## WRITTEN REQUEST
Type out the complete listing below word for word, without its pictures.
···
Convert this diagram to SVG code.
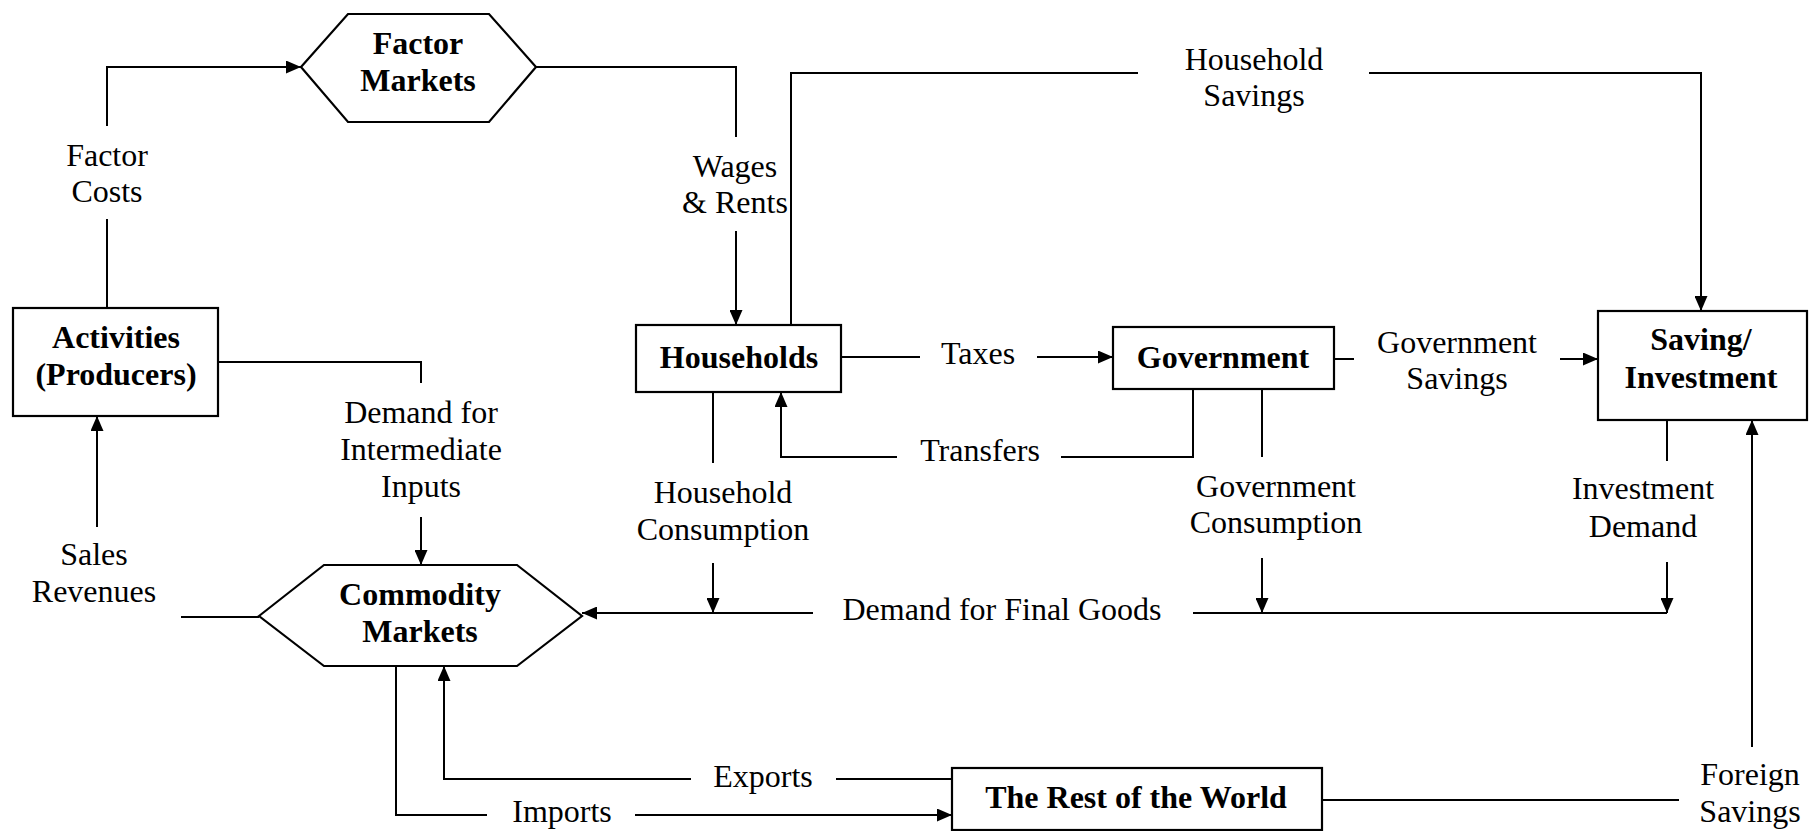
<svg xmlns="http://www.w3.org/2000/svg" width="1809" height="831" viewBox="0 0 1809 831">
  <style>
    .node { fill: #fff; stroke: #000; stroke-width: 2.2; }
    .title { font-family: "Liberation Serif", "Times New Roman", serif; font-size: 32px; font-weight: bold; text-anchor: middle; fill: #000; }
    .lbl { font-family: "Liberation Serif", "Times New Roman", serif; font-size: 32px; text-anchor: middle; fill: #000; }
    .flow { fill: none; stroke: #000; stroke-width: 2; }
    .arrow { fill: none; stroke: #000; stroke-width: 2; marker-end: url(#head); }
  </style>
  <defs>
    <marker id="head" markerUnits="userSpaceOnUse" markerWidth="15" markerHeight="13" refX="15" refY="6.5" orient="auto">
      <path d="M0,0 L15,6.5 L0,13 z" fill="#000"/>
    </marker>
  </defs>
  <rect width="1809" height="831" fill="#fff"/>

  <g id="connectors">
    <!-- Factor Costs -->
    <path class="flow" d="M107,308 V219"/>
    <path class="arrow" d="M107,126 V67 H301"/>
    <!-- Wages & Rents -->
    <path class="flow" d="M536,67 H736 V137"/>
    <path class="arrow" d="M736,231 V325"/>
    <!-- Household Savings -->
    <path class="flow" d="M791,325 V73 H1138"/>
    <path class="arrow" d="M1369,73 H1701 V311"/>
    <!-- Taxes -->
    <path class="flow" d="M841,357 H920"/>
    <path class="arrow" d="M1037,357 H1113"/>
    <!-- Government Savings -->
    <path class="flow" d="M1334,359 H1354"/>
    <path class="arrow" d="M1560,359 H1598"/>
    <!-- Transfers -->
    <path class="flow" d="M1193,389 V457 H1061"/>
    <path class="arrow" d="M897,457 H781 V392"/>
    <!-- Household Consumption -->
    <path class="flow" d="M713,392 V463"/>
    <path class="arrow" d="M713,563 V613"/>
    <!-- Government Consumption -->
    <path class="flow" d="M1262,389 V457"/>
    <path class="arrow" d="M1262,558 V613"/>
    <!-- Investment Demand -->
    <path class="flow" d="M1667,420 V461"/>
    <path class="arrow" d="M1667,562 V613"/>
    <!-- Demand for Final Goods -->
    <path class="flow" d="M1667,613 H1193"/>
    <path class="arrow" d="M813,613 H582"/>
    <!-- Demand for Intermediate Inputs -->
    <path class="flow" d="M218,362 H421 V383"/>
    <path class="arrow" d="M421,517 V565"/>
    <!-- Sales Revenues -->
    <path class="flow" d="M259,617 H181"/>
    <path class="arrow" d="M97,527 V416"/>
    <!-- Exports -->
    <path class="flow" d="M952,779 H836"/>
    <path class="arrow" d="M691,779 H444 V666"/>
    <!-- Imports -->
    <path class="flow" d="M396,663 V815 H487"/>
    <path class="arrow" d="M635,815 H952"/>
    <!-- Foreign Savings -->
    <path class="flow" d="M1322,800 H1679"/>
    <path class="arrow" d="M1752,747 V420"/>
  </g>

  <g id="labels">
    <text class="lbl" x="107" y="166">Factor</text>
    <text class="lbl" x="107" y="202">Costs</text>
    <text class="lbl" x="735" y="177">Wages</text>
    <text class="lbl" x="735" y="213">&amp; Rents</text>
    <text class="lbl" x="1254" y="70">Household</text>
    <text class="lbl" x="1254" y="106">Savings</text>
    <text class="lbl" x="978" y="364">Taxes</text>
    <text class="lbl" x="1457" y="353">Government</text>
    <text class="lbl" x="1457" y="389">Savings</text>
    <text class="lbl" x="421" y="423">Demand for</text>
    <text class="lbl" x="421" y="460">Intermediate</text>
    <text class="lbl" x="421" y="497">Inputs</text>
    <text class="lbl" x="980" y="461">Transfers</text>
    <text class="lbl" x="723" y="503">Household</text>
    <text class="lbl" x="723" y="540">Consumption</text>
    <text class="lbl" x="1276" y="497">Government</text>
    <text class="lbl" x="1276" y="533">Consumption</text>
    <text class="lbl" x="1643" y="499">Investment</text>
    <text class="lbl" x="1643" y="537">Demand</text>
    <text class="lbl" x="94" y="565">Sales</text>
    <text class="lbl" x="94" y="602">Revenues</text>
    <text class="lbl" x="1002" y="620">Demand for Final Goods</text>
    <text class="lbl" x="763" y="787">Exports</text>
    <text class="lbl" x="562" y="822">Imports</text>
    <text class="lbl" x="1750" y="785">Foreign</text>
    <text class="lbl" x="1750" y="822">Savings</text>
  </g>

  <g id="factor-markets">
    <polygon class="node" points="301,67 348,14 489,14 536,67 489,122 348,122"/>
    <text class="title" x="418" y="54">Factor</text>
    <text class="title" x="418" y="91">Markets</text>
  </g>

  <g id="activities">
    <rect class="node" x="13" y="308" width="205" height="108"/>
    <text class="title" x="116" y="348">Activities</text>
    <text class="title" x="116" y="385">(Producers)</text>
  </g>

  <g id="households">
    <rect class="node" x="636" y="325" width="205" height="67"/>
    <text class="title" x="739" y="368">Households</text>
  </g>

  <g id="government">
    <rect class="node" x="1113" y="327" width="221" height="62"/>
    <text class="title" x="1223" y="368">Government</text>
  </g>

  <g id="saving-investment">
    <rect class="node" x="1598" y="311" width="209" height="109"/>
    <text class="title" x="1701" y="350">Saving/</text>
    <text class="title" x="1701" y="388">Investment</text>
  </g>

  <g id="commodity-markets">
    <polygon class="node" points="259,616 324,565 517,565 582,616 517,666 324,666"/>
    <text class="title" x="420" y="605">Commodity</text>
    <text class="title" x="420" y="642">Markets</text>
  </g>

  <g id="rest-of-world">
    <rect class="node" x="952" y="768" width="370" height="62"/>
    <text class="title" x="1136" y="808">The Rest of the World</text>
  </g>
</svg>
···
## WRITTEN SOLUTION
Convert this diagram to SVG code.
<svg xmlns="http://www.w3.org/2000/svg" width="1809" height="831" viewBox="0 0 1809 831">
  <style>
    .node { fill: #fff; stroke: #000; stroke-width: 2.2; }
    .title { font-family: "Liberation Serif", "Times New Roman", serif; font-size: 32px; font-weight: bold; text-anchor: middle; fill: #000; }
    .lbl { font-family: "Liberation Serif", "Times New Roman", serif; font-size: 32px; text-anchor: middle; fill: #000; }
    .flow { fill: none; stroke: #000; stroke-width: 2; }
    .arrow { fill: none; stroke: #000; stroke-width: 2; marker-end: url(#head); }
  </style>
  <defs>
    <marker id="head" markerUnits="userSpaceOnUse" markerWidth="15" markerHeight="13" refX="15" refY="6.5" orient="auto">
      <path d="M0,0 L15,6.5 L0,13 z" fill="#000"/>
    </marker>
  </defs>
  <rect width="1809" height="831" fill="#fff"/>

  <g id="connectors">
    <!-- Factor Costs -->
    <path class="flow" d="M107,308 V219"/>
    <path class="arrow" d="M107,126 V67 H301"/>
    <!-- Wages & Rents -->
    <path class="flow" d="M536,67 H736 V137"/>
    <path class="arrow" d="M736,231 V325"/>
    <!-- Household Savings -->
    <path class="flow" d="M791,325 V73 H1138"/>
    <path class="arrow" d="M1369,73 H1701 V311"/>
    <!-- Taxes -->
    <path class="flow" d="M841,357 H920"/>
    <path class="arrow" d="M1037,357 H1113"/>
    <!-- Government Savings -->
    <path class="flow" d="M1334,359 H1354"/>
    <path class="arrow" d="M1560,359 H1598"/>
    <!-- Transfers -->
    <path class="flow" d="M1193,389 V457 H1061"/>
    <path class="arrow" d="M897,457 H781 V392"/>
    <!-- Household Consumption -->
    <path class="flow" d="M713,392 V463"/>
    <path class="arrow" d="M713,563 V613"/>
    <!-- Government Consumption -->
    <path class="flow" d="M1262,389 V457"/>
    <path class="arrow" d="M1262,558 V613"/>
    <!-- Investment Demand -->
    <path class="flow" d="M1667,420 V461"/>
    <path class="arrow" d="M1667,562 V613"/>
    <!-- Demand for Final Goods -->
    <path class="flow" d="M1667,613 H1193"/>
    <path class="arrow" d="M813,613 H582"/>
    <!-- Demand for Intermediate Inputs -->
    <path class="flow" d="M218,362 H421 V383"/>
    <path class="arrow" d="M421,517 V565"/>
    <!-- Sales Revenues -->
    <path class="flow" d="M259,617 H181"/>
    <path class="arrow" d="M97,527 V416"/>
    <!-- Exports -->
    <path class="flow" d="M952,779 H836"/>
    <path class="arrow" d="M691,779 H444 V666"/>
    <!-- Imports -->
    <path class="flow" d="M396,663 V815 H487"/>
    <path class="arrow" d="M635,815 H952"/>
    <!-- Foreign Savings -->
    <path class="flow" d="M1322,800 H1679"/>
    <path class="arrow" d="M1752,747 V420"/>
  </g>

  <g id="labels">
    <text class="lbl" x="107" y="166">Factor</text>
    <text class="lbl" x="107" y="202">Costs</text>
    <text class="lbl" x="735" y="177">Wages</text>
    <text class="lbl" x="735" y="213">&amp; Rents</text>
    <text class="lbl" x="1254" y="70">Household</text>
    <text class="lbl" x="1254" y="106">Savings</text>
    <text class="lbl" x="978" y="364">Taxes</text>
    <text class="lbl" x="1457" y="353">Government</text>
    <text class="lbl" x="1457" y="389">Savings</text>
    <text class="lbl" x="421" y="423">Demand for</text>
    <text class="lbl" x="421" y="460">Intermediate</text>
    <text class="lbl" x="421" y="497">Inputs</text>
    <text class="lbl" x="980" y="461">Transfers</text>
    <text class="lbl" x="723" y="503">Household</text>
    <text class="lbl" x="723" y="540">Consumption</text>
    <text class="lbl" x="1276" y="497">Government</text>
    <text class="lbl" x="1276" y="533">Consumption</text>
    <text class="lbl" x="1643" y="499">Investment</text>
    <text class="lbl" x="1643" y="537">Demand</text>
    <text class="lbl" x="94" y="565">Sales</text>
    <text class="lbl" x="94" y="602">Revenues</text>
    <text class="lbl" x="1002" y="620">Demand for Final Goods</text>
    <text class="lbl" x="763" y="787">Exports</text>
    <text class="lbl" x="562" y="822">Imports</text>
    <text class="lbl" x="1750" y="785">Foreign</text>
    <text class="lbl" x="1750" y="822">Savings</text>
  </g>

  <g id="factor-markets">
    <polygon class="node" points="301,67 348,14 489,14 536,67 489,122 348,122"/>
    <text class="title" x="418" y="54">Factor</text>
    <text class="title" x="418" y="91">Markets</text>
  </g>

  <g id="activities">
    <rect class="node" x="13" y="308" width="205" height="108"/>
    <text class="title" x="116" y="348">Activities</text>
    <text class="title" x="116" y="385">(Producers)</text>
  </g>

  <g id="households">
    <rect class="node" x="636" y="325" width="205" height="67"/>
    <text class="title" x="739" y="368">Households</text>
  </g>

  <g id="government">
    <rect class="node" x="1113" y="327" width="221" height="62"/>
    <text class="title" x="1223" y="368">Government</text>
  </g>

  <g id="saving-investment">
    <rect class="node" x="1598" y="311" width="209" height="109"/>
    <text class="title" x="1701" y="350">Saving/</text>
    <text class="title" x="1701" y="388">Investment</text>
  </g>

  <g id="commodity-markets">
    <polygon class="node" points="259,616 324,565 517,565 582,616 517,666 324,666"/>
    <text class="title" x="420" y="605">Commodity</text>
    <text class="title" x="420" y="642">Markets</text>
  </g>

  <g id="rest-of-world">
    <rect class="node" x="952" y="768" width="370" height="62"/>
    <text class="title" x="1136" y="808">The Rest of the World</text>
  </g>
</svg>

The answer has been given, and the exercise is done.